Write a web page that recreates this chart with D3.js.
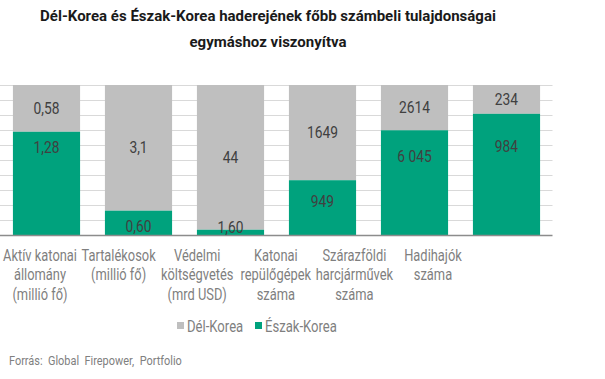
<!DOCTYPE html>
<html>
<head>
<meta charset="utf-8">
<script src="https://cdn.jsdelivr.net/npm/d3@7"></script>
<style>
  body { margin: 0; background: #fff; }
  svg { display: block; font-family: Roboto, "Noto Sans", sans-serif; }
</style>
</head>
<body>
<svg id="chart" width="605" height="379"></svg>
<script>
const titleLines = ["Dél-Korea és Észak-Korea haderejének főbb számbeli tulajdonságai", "egymáshoz viszonyítva"];

const categories = [
  ["Aktív katonai", "állomány", "(millió fő)"],
  ["Tartalékosok", "(millió fő)"],
  ["Védelmi", "költségvetés", "(mrd USD)"],
  ["Katonai", "repülőgépek", "száma"],
  ["Szárazföldi", "harcjárművek", "száma"],
  ["Hadihajók", "száma"]
];

const southKorea = [0.58, 3.1, 44, 1649, 2614, 234];
const northKorea = [1.28, 0.60, 1.60, 949, 6045, 984];
const southLabels = ["0,58", "3,1", "44", "1649", "2614", "234"];
const northLabels = ["1,28", "0,60", "1,60", "949", "6 045", "984"];

const seriesNames = ["Dél-Korea", "Észak-Korea"];
const colors = { south: "#bfbfbf", north: "#00a27d" };

const source = "Forrás: Global Firepower, Portfolio";

// the green labels are nudged by hand in the original
const northLabelDy = [16, 16, -2, 21, 26, 33];

const box = { left: 0.5, right: 552.5, top: 85, bottom: 235 };

const svg = d3.select('#chart');

// the original text is narrow, squeeze it horizontally around its anchor
function squeeze(sel, sx) {
  sel.each(function () {
    const ax = +d3.select(this).attr('x');
    d3.select(this).attr('transform', `translate(${ax},0) scale(${sx},1) translate(${-ax},0)`);
  });
}
function widthOf(sel) {
  return sel.node().getComputedTextLength();
}

// shares of the two series (100% stacked)
const rows = categories.map((c, i) => {
  const total = southKorea[i] + northKorea[i];
  return { i, north: northKorea[i] / total, south: southKorea[i] / total };
});

const x = d3.scaleBand()
  .domain(d3.range(categories.length))
  .range([box.left, box.right])
  .paddingInner(0.27).paddingOuter(0.135);

const labelX = d3.scalePoint()
  .domain(d3.range(categories.length))
  .range([40, 433]);

const y = d3.scaleLinear().domain([0, 1]).range([box.bottom, box.top]);

// title
const title = svg.append('g').selectAll('text')
  .data(titleLines).enter()
  .append('text')
  .attr('x', 268).attr('y', (d, i) => 21 + i * 26)
  .style('text-anchor', 'middle')
  .style('font-size', '15px').style('font-weight', 'bold')
  .style('fill', '#1a1a1a')
  .text(d => d);
squeeze(title, 456 / widthOf(title.filter((d, i) => i === 0)));

// gridlines
svg.append('g').selectAll('line')
  .data(y.ticks(10).filter(t => t > 0)).enter()
  .append('line')
  .attr('x1', 0).attr('x2', box.right)
  .attr('y1', d => Math.round(y(d)) + 0.5).attr('y2', d => Math.round(y(d)) + 0.5)
  .style('stroke', '#d9d9d9');

// bars
const bars = svg.append('g');
bars.selectAll('.south')
  .data(rows).enter()
  .append('rect')
  .attr('x', d => x(d.i)).attr('width', x.bandwidth())
  .attr('y', y(1)).attr('height', d => y(d.north) - y(1))
  .style('fill', colors.south);

bars.selectAll('.north')
  .data(rows).enter()
  .append('rect')
  .attr('x', d => x(d.i)).attr('width', x.bandwidth())
  .attr('y', d => y(d.north)).attr('height', d => y(0) - y(d.north))
  .style('fill', colors.north);

// baseline
svg.append('line')
  .attr('x1', 0).attr('x2', box.right)
  .attr('y1', box.bottom + 0.5).attr('y2', box.bottom + 0.5)
  .style('stroke', '#8c8c8c').style('stroke-width', 1.5);

// value labels
const southText = svg.append('g').selectAll('text')
  .data(rows).enter()
  .append('text')
  .attr('x', d => x(d.i) + x.bandwidth() / 2)
  .attr('y', d => (y(1) + y(d.north)) / 2)
  .attr('dy', '0.35em')
  .style('text-anchor', 'middle').style('font-size', '16px').style('fill', '#404040')
  .text(d => southLabels[d.i]);

const northText = svg.append('g').selectAll('text')
  .data(rows).enter()
  .append('text')
  .attr('x', d => x(d.i) + x.bandwidth() / 2)
  .attr('y', d => y(d.north) + northLabelDy[d.i])
  .attr('dy', '0.35em')
  .style('text-anchor', 'middle').style('font-size', '16px').style('fill', '#404040')
  .text(d => northLabels[d.i]);

const valueSx = 31 / widthOf(southText.filter(d => d.i === 3));
squeeze(southText, valueSx);
squeeze(northText, valueSx);

// category labels
const cat = svg.append('g').selectAll('text')
  .data(categories).enter()
  .append('text')
  .attr('x', (d, i) => labelX(i))
  .attr('y', 255)
  .style('text-anchor', 'middle').style('font-size', '16px').style('fill', '#7f7f7f');
cat.selectAll('tspan')
  .data(d => d).enter()
  .append('tspan')
  .attr('x', function () { return d3.select(this.parentNode).attr('x'); })
  .attr('dy', (d, i) => i === 0 ? '0.35em' : '19.5px')
  .text(d => d);
const catSx = 74 / cat.filter((d, i) => i === 0).select('tspan').node().getComputedTextLength();
squeeze(cat, catSx);

// legend
const legend = svg.append('g');
const legendItems = [
  { name: seriesNames[0], color: colors.south, x: 177 },
  { name: seriesNames[1], color: colors.north, x: 255 }
];
legend.selectAll('rect')
  .data(legendItems).enter()
  .append('rect')
  .attr('x', d => d.x).attr('y', 322).attr('width', 7).attr('height', 7)
  .style('fill', d => d.color);
const legendText = legend.selectAll('text')
  .data(legendItems).enter()
  .append('text')
  .attr('x', d => d.x + 10).attr('y', 326).attr('dy', '0.35em')
  .style('font-size', '16px').style('fill', '#7f7f7f')
  .text(d => d.name);
squeeze(legendText, 72 / widthOf(legendText.filter((d, i) => i === 1)));

// source
const sourceText = svg.append('text')
  .attr('x', 9).attr('y', 361).attr('dy', '0.35em')
  .style('font-size', '12px').style('fill', '#808080')
  .style('word-spacing', '3px')
  .text(source);
squeeze(sourceText, 173 / widthOf(sourceText));
</script>
</body>
</html>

----

§ **STATED EXERCISE**
Give the material again exactly as it is, but keep the pictures out.

§ **REPLY**
Write a web page that recreates this chart with D3.js.
<!DOCTYPE html>
<html>
<head>
<meta charset="utf-8">
<script src="https://cdn.jsdelivr.net/npm/d3@7"></script>
<style>
  body { margin: 0; background: #fff; }
  svg { display: block; font-family: Roboto, "Noto Sans", sans-serif; }
</style>
</head>
<body>
<svg id="chart" width="605" height="379"></svg>
<script>
const titleLines = ["Dél-Korea és Észak-Korea haderejének főbb számbeli tulajdonságai", "egymáshoz viszonyítva"];

const categories = [
  ["Aktív katonai", "állomány", "(millió fő)"],
  ["Tartalékosok", "(millió fő)"],
  ["Védelmi", "költségvetés", "(mrd USD)"],
  ["Katonai", "repülőgépek", "száma"],
  ["Szárazföldi", "harcjárművek", "száma"],
  ["Hadihajók", "száma"]
];

const southKorea = [0.58, 3.1, 44, 1649, 2614, 234];
const northKorea = [1.28, 0.60, 1.60, 949, 6045, 984];
const southLabels = ["0,58", "3,1", "44", "1649", "2614", "234"];
const northLabels = ["1,28", "0,60", "1,60", "949", "6 045", "984"];

const seriesNames = ["Dél-Korea", "Észak-Korea"];
const colors = { south: "#bfbfbf", north: "#00a27d" };

const source = "Forrás: Global Firepower, Portfolio";

// the green labels are nudged by hand in the original
const northLabelDy = [16, 16, -2, 21, 26, 33];

const box = { left: 0.5, right: 552.5, top: 85, bottom: 235 };

const svg = d3.select('#chart');

// the original text is narrow, squeeze it horizontally around its anchor
function squeeze(sel, sx) {
  sel.each(function () {
    const ax = +d3.select(this).attr('x');
    d3.select(this).attr('transform', `translate(${ax},0) scale(${sx},1) translate(${-ax},0)`);
  });
}
function widthOf(sel) {
  return sel.node().getComputedTextLength();
}

// shares of the two series (100% stacked)
const rows = categories.map((c, i) => {
  const total = southKorea[i] + northKorea[i];
  return { i, north: northKorea[i] / total, south: southKorea[i] / total };
});

const x = d3.scaleBand()
  .domain(d3.range(categories.length))
  .range([box.left, box.right])
  .paddingInner(0.27).paddingOuter(0.135);

const labelX = d3.scalePoint()
  .domain(d3.range(categories.length))
  .range([40, 433]);

const y = d3.scaleLinear().domain([0, 1]).range([box.bottom, box.top]);

// title
const title = svg.append('g').selectAll('text')
  .data(titleLines).enter()
  .append('text')
  .attr('x', 268).attr('y', (d, i) => 21 + i * 26)
  .style('text-anchor', 'middle')
  .style('font-size', '15px').style('font-weight', 'bold')
  .style('fill', '#1a1a1a')
  .text(d => d);
squeeze(title, 456 / widthOf(title.filter((d, i) => i === 0)));

// gridlines
svg.append('g').selectAll('line')
  .data(y.ticks(10).filter(t => t > 0)).enter()
  .append('line')
  .attr('x1', 0).attr('x2', box.right)
  .attr('y1', d => Math.round(y(d)) + 0.5).attr('y2', d => Math.round(y(d)) + 0.5)
  .style('stroke', '#d9d9d9');

// bars
const bars = svg.append('g');
bars.selectAll('.south')
  .data(rows).enter()
  .append('rect')
  .attr('x', d => x(d.i)).attr('width', x.bandwidth())
  .attr('y', y(1)).attr('height', d => y(d.north) - y(1))
  .style('fill', colors.south);

bars.selectAll('.north')
  .data(rows).enter()
  .append('rect')
  .attr('x', d => x(d.i)).attr('width', x.bandwidth())
  .attr('y', d => y(d.north)).attr('height', d => y(0) - y(d.north))
  .style('fill', colors.north);

// baseline
svg.append('line')
  .attr('x1', 0).attr('x2', box.right)
  .attr('y1', box.bottom + 0.5).attr('y2', box.bottom + 0.5)
  .style('stroke', '#8c8c8c').style('stroke-width', 1.5);

// value labels
const southText = svg.append('g').selectAll('text')
  .data(rows).enter()
  .append('text')
  .attr('x', d => x(d.i) + x.bandwidth() / 2)
  .attr('y', d => (y(1) + y(d.north)) / 2)
  .attr('dy', '0.35em')
  .style('text-anchor', 'middle').style('font-size', '16px').style('fill', '#404040')
  .text(d => southLabels[d.i]);

const northText = svg.append('g').selectAll('text')
  .data(rows).enter()
  .append('text')
  .attr('x', d => x(d.i) + x.bandwidth() / 2)
  .attr('y', d => y(d.north) + northLabelDy[d.i])
  .attr('dy', '0.35em')
  .style('text-anchor', 'middle').style('font-size', '16px').style('fill', '#404040')
  .text(d => northLabels[d.i]);

const valueSx = 31 / widthOf(southText.filter(d => d.i === 3));
squeeze(southText, valueSx);
squeeze(northText, valueSx);

// category labels
const cat = svg.append('g').selectAll('text')
  .data(categories).enter()
  .append('text')
  .attr('x', (d, i) => labelX(i))
  .attr('y', 255)
  .style('text-anchor', 'middle').style('font-size', '16px').style('fill', '#7f7f7f');
cat.selectAll('tspan')
  .data(d => d).enter()
  .append('tspan')
  .attr('x', function () { return d3.select(this.parentNode).attr('x'); })
  .attr('dy', (d, i) => i === 0 ? '0.35em' : '19.5px')
  .text(d => d);
const catSx = 74 / cat.filter((d, i) => i === 0).select('tspan').node().getComputedTextLength();
squeeze(cat, catSx);

// legend
const legend = svg.append('g');
const legendItems = [
  { name: seriesNames[0], color: colors.south, x: 177 },
  { name: seriesNames[1], color: colors.north, x: 255 }
];
legend.selectAll('rect')
  .data(legendItems).enter()
  .append('rect')
  .attr('x', d => d.x).attr('y', 322).attr('width', 7).attr('height', 7)
  .style('fill', d => d.color);
const legendText = legend.selectAll('text')
  .data(legendItems).enter()
  .append('text')
  .attr('x', d => d.x + 10).attr('y', 326).attr('dy', '0.35em')
  .style('font-size', '16px').style('fill', '#7f7f7f')
  .text(d => d.name);
squeeze(legendText, 72 / widthOf(legendText.filter((d, i) => i === 1)));

// source
const sourceText = svg.append('text')
  .attr('x', 9).attr('y', 361).attr('dy', '0.35em')
  .style('font-size', '12px').style('fill', '#808080')
  .style('word-spacing', '3px')
  .text(source);
squeeze(sourceText, 173 / widthOf(sourceText));
</script>
</body>
</html>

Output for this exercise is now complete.